The firm estimates non-farm payrolls to clock in at 75k in December, beating estimates with private payrolls hitting 80k. That being said, they estimate the unemployment rate to jump up to 4.7% after having risen to 4.6% (4.56% unrounded) in November.
“Just as with the last few months, we would caution that seemingly stronger job growth may be more a result of seasonal adjustment issues in a low hiring environment rather than a sustained pick-up in demand for workers. Seasonal factors imply a boost from typically low hiring in many months in Q4/Q1.”
Building on the case that payrolls would stay supported due to seasonal factors, Citi notes that:
“Looking through extreme seasonal adjustment issues around the Thanksgiving holiday, continuing jobless claims have been following a similar pattern as last year, declining more clearly by the end of November. This could suggest upside risk to our forecast, possibly with seasonally adjusted strength in sectors like transportation and retail trade.”
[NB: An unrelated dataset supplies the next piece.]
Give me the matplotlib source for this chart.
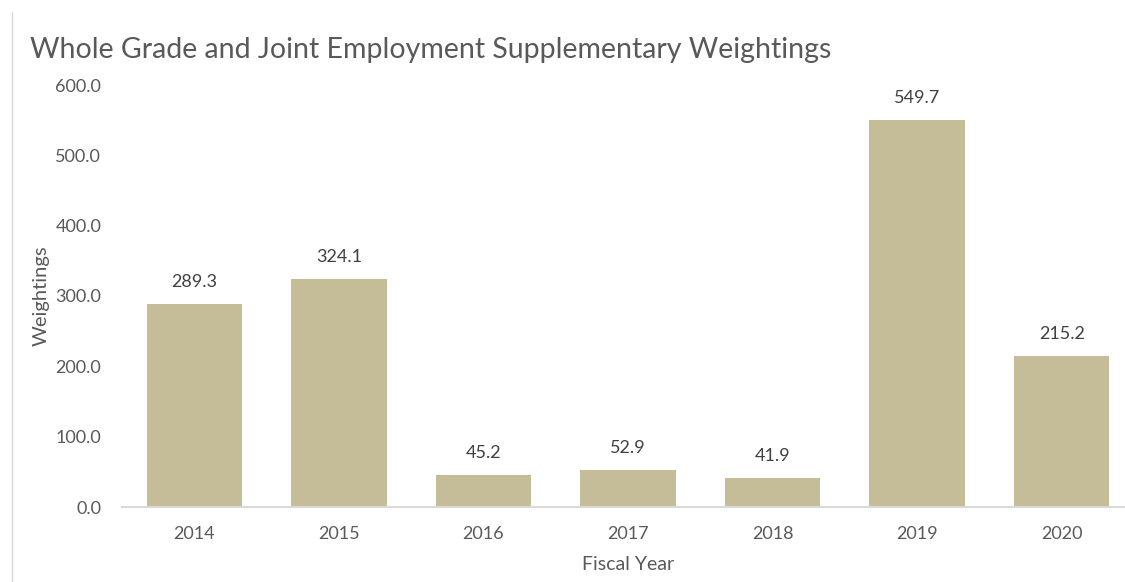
import matplotlib
matplotlib.use("Agg")
import matplotlib.pyplot as plt
from matplotlib.lines import Line2D

years = ["2014", "2015", "2016", "2017", "2018", "2019", "2020"]
weightings = [289.3, 324.1, 45.2, 52.9, 41.9, 549.7, 215.2]
yticks = [0, 100, 200, 300, 400, 500, 600]

plt.rcParams['font.family'] = ['Lato', 'DejaVu Sans']
W, H = 1125, 582
fig = plt.figure(figsize=(W/100, H/100), dpi=100)
ax = fig.add_axes([122/W, 1-507/H, (1134-122)/W, (507-85)/H])

x = range(len(years))
bars = ax.bar(x, weightings, width=0.66, color="#C4BD97")
ax.set_xlim(-0.5, len(years)-0.5)
ax.set_ylim(0, 600)
ax.set_yticks(yticks)
ax.set_yticklabels([f"{v:.1f}" for v in yticks])
ax.set_xticks(list(x))
ax.set_xticklabels(years)
for s in ["top", "right", "left"]:
    ax.spines[s].set_visible(False)
ax.spines["bottom"].set_color("#D9D9D9")
ax.spines["bottom"].set_linewidth(1.5)
ax.tick_params(axis="both", length=0, labelsize=13, colors="#595959")
ax.tick_params(axis="y", pad=15)
ax.tick_params(axis="x", pad=14)
for xi, v in zip(x, weightings):
    ax.annotate(f"{v:.1f}", (xi, v), xytext=(0, 10), textcoords="offset points",
                ha="center", va="bottom", fontsize=13, color="#404040")
ax.set_xlabel("Fiscal Year", fontsize=14, color="#595959", labelpad=10)
ax.set_ylabel("Weightings", fontsize=14.5, color="#595959", labelpad=4)
fig.text(30/W, 1-50/H, "Whole Grade and Joint Employment Supplementary Weightings",
         fontsize=20.5, color="#595959", va="center", ha="left")
fig.add_artist(Line2D([12/W, 12/W], [0, 1-12/H], color="#D9D9D9", lw=1, transform=fig.transFigure))
fig.savefig("out.png", dpi=100)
They also pointed to the fact that December 2024 saw a “very strong” payrolls print of 323k.
As for the unemployment rate, the firm argues that:
“There has been substantial residual seasonality in the participation rate this year that would imply it rises again in December, although usual seasonal factor updates incorporated into December data are a risk to this assumption.”
Adding that a key driver in their estimate stems from the anticipation that the labour force participation rate rising a bit further again from 62.47% to a rounded 62.6%.
Besides that, Citi estimates average hourly earnings to be on the softer side this time around (+0.1% m/m) in saying that:
“Calendar effects that imply softer wage growth could also be one temporary factor leading to softer wage growth in December. But forward-looking wage plans of businesses, which tend to lead actual wage growth trends by a few months, suggest this slowing will continue into 2026.”